## BEGIN MATERIAL PROVIDED
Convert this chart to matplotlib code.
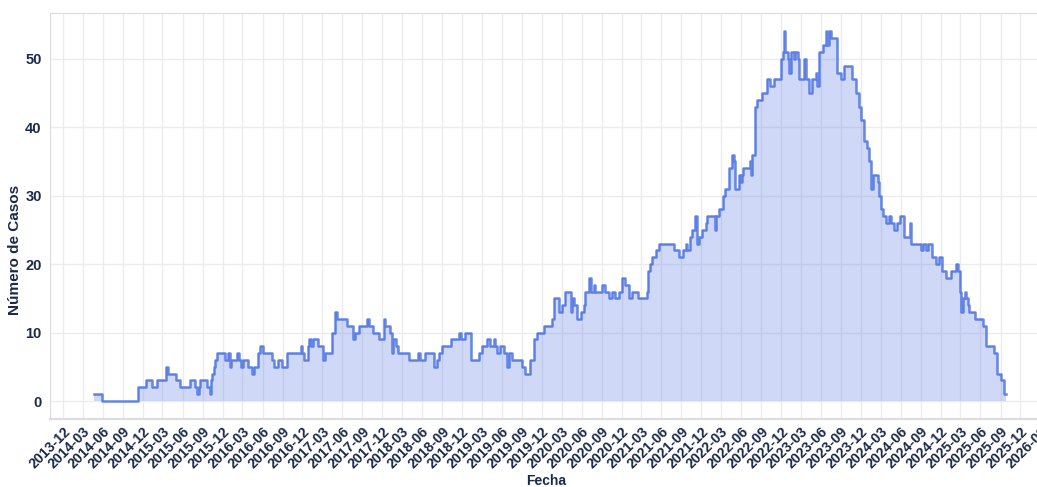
import matplotlib
matplotlib.use('Agg')
import matplotlib.pyplot as plt
import pandas as pd

dates = [
    '2014-04-21', '2014-05-30', '2014-11-11', '2014-12-16', '2015-01-11', '2015-02-03',
    '2015-03-19', '2015-03-28', '2015-05-04', '2015-05-19', '2015-07-04', '2015-07-28',
    '2015-08-07', '2015-08-15', '2015-08-19', '2015-09-19', '2015-10-04', '2015-10-10',
    '2015-10-16', '2015-10-22', '2015-10-28', '2015-11-04', '2015-12-12', '2015-12-27',
    '2016-01-03', '2016-01-08', '2016-02-06', '2016-02-13', '2016-02-24', '2016-03-04',
    '2016-03-28', '2016-04-13', '2016-04-24', '2016-05-13', '2016-05-21', '2016-06-04',
    '2016-07-13', '2016-07-22', '2016-08-13', '2016-08-29', '2016-09-22', '2016-11-22',
    '2016-11-29', '2016-12-07', '2016-12-25', '2016-12-29', '2017-01-07', '2017-01-16',
    '2017-02-12', '2017-03-07', '2017-03-15', '2017-04-15', '2017-05-01', '2017-05-10',
    '2017-06-22', '2017-07-22', '2017-07-28', '2017-08-16', '2017-09-22', '2017-10-01',
    '2017-10-22', '2017-11-16', '2017-12-07', '2017-12-16', '2018-01-07', '2018-01-13',
    '2018-01-19', '2018-02-01', '2018-02-10', '2018-04-01', '2018-05-16', '2018-05-24',
    '2018-06-16', '2018-07-25', '2018-08-09', '2018-08-16', '2018-09-01', '2018-10-10',
    '2018-11-16', '2018-11-25', '2018-12-16', '2019-01-10', '2019-02-16', '2019-03-01',
    '2019-03-25', '2019-04-10', '2019-04-25', '2019-05-03', '2019-05-10', '2019-05-25',
    '2019-06-10', '2019-06-25', '2019-07-03', '2019-07-18', '2019-09-03', '2019-09-18',
    '2019-10-07', '2019-10-25', '2019-11-10', '2019-12-11', '2020-01-18', '2020-01-28',
    '2020-02-18', '2020-03-03', '2020-03-18', '2020-04-12', '2020-04-18', '2020-04-27',
    '2020-05-09', '2020-05-27', '2020-06-12', '2020-06-18', '2020-07-06', '2020-07-12',
    '2020-07-27', '2020-08-03', '2020-09-03', '2020-09-18', '2020-10-03', '2020-10-18',
    '2020-11-03', '2020-11-18', '2020-12-03', '2020-12-18', '2021-01-03', '2021-01-18',
    '2021-02-12', '2021-03-27', '2021-04-03', '2021-04-12', '2021-04-21', '2021-05-06',
    '2021-05-21', '2021-07-27', '2021-08-21', '2021-09-09', '2021-09-21', '2021-09-27',
    '2021-10-12', '2021-10-21', '2021-11-01', '2021-11-12', '2021-11-21', '2021-12-06',
    '2021-12-21', '2021-12-27', '2022-02-01', '2022-02-06', '2022-02-21', '2022-03-11',
    '2022-03-21', '2022-04-06', '2022-04-21', '2022-04-29', '2022-05-06', '2022-05-21',
    '2022-06-03', '2022-06-06', '2022-06-12', '2022-07-12', '2022-07-18', '2022-07-21',
    '2022-08-06', '2022-08-15', '2022-09-06', '2022-09-27', '2022-10-12', '2022-11-01',
    '2022-12-01', '2022-12-10', '2022-12-16', '2022-12-21', '2023-01-01', '2023-01-07',
    '2023-01-16', '2023-01-28', '2023-02-03', '2023-02-16', '2023-02-21', '2023-03-16',
    '2023-03-25', '2023-04-06', '2023-04-23', '2023-05-08', '2023-05-16', '2023-05-23',
    '2023-06-09', '2023-06-24', '2023-07-01', '2023-07-09', '2023-07-16', '2023-08-16',
    '2023-09-01', '2023-09-16', '2023-10-24', '2023-11-09', '2023-11-24', '2023-12-01',
    '2023-12-16', '2023-12-28', '2024-01-09', '2024-01-16', '2024-01-28', '2024-02-16',
    '2024-02-24', '2024-03-04', '2024-03-13', '2024-03-24', '2024-04-09', '2024-04-16',
    '2024-05-02', '2024-05-17', '2024-05-28', '2024-06-15', '2024-07-12', '2024-07-18',
    '2024-09-03', '2024-09-09', '2024-09-24', '2024-10-03', '2024-10-24', '2024-11-09',
    '2024-11-24', '2024-12-09', '2024-12-24', '2025-01-18', '2025-02-09', '2025-02-18',
    '2025-02-27', '2025-03-03', '2025-03-11', '2025-03-21', '2025-03-27', '2025-04-03',
    '2025-04-09', '2025-05-09', '2025-06-12', '2025-06-27', '2025-08-03', '2025-08-18',
    '2025-09-03', '2025-09-15', '2025-09-27',
]
values = [
    1, 0, 2, 3, 2, 3,
    5, 4, 3, 2, 3, 2,
    1, 2, 3, 2, 1, 3,
    4, 5, 6, 7, 6, 7,
    5, 6, 7, 6, 5, 6,
    5, 4, 5, 7, 8, 7,
    6, 5, 6, 5, 7, 8,
    7, 6, 8, 9, 8, 9,
    8, 6, 7, 10, 13, 12,
    11, 9, 10, 11, 12, 11,
    10, 9, 12, 11, 10, 7,
    9, 8, 7, 6, 7, 6,
    7, 5, 6, 7, 8, 9,
    10, 9, 10, 6, 7, 8,
    9, 8, 9, 8, 7, 8,
    7, 5, 7, 6, 5, 4,
    6, 9, 10, 11, 12, 15,
    13, 14, 16, 13, 15, 14,
    12, 13, 14, 16, 18, 16,
    17, 16, 17, 16, 15, 16,
    15, 16, 18, 17, 15, 16,
    15, 16, 19, 20, 21, 22,
    23, 22, 21, 22, 23, 22,
    24, 25, 27, 23, 24, 25,
    26, 27, 25, 27, 28, 30,
    31, 34, 36, 35, 31, 33,
    32, 33, 34, 35, 33, 36,
    43, 44, 45, 47, 46, 47,
    50, 51, 54, 51, 50, 48,
    51, 50, 51, 50, 47, 50,
    47, 45, 47, 48, 46, 51,
    52, 54, 52, 54, 53, 48,
    47, 49, 47, 45, 43, 41,
    38, 37, 35, 31, 33, 32,
    30, 28, 27, 26, 27, 26,
    25, 26, 27, 24, 26, 23,
    22, 23, 22, 23, 21, 20,
    21, 19, 18, 19, 20, 19,
    16, 13, 15, 16, 15, 14,
    13, 12, 11, 8, 7, 4,
    3, 1, 1,
]
tick_dates = pd.date_range('2013-12-01', '2026-03-01', freq='3MS')
tick_labels = [d.strftime('%Y-%m') for d in tick_dates]
y_ticks = [0, 10, 20, 30, 40, 50]

text_color = '#1b2a47'
line_color = '#4169E1'
plt.rcParams['font.family'] = ['Liberation Sans', 'DejaVu Sans']

fig = plt.figure(figsize=(10.37, 4.87), dpi=100)
ax = fig.add_axes([50 / 1037, 68 / 487, 992 / 1037, 406 / 487])

x = pd.to_datetime(dates)
ax.fill_between(x, values, 0, step='post', color=line_color, alpha=0.25, lw=0)
ax.step(x, values, where='post', color=line_color, alpha=0.8, lw=1.8)

ax.set_xlim(pd.Timestamp('2013-10-02'), pd.Timestamp('2026-03-10'))
ax.set_ylim(-2.63, 56.7)

ax.set_xticks(tick_dates)
ax.set_xticklabels(tick_labels, rotation=45, ha='right', rotation_mode='anchor',
                   fontsize=10.2, fontweight='bold', color=text_color)
ax.set_yticks(y_ticks)
ax.set_yticklabels([str(v) for v in y_ticks], fontsize=10.5, fontweight='bold', color=text_color)
ax.tick_params(axis='both', length=0)
ax.tick_params(axis='x', pad=4)
ax.tick_params(axis='y', pad=6)

ax.grid(True, color='#ececec', lw=1)
ax.set_axisbelow(True)
for side in ['left', 'bottom', 'top']:
    ax.spines[side].set_color('#dcdcdc')
ax.spines['bottom'].set_linewidth(1.5)
ax.spines['right'].set_visible(False)

ax.set_xlabel('Fecha', fontsize=10, fontweight='bold', color=text_color)
ax.xaxis.set_label_coords((546 - 50) / 992, -(481 - 419) / 406)
ax.set_ylabel('Número de Casos', fontsize=11, fontweight='bold', color=text_color)
ax.yaxis.set_label_coords(-(50 - 15) / 992, (419 - 250) / 406)
ax.yaxis.label.set_va('center')
ax.xaxis.label.set_va('center')

fig.savefig('out.png', dpi=100)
## END MATERIAL PROVIDED
WORK TO BE COMPLETED
Everything from the top line of the data down to and including the line with "import pandas as pd" is to be copied, except the pictures.

RESPONSE TO THE EXERCISE
Convert this chart to matplotlib code.
import matplotlib
matplotlib.use('Agg')
import matplotlib.pyplot as plt
import pandas as pd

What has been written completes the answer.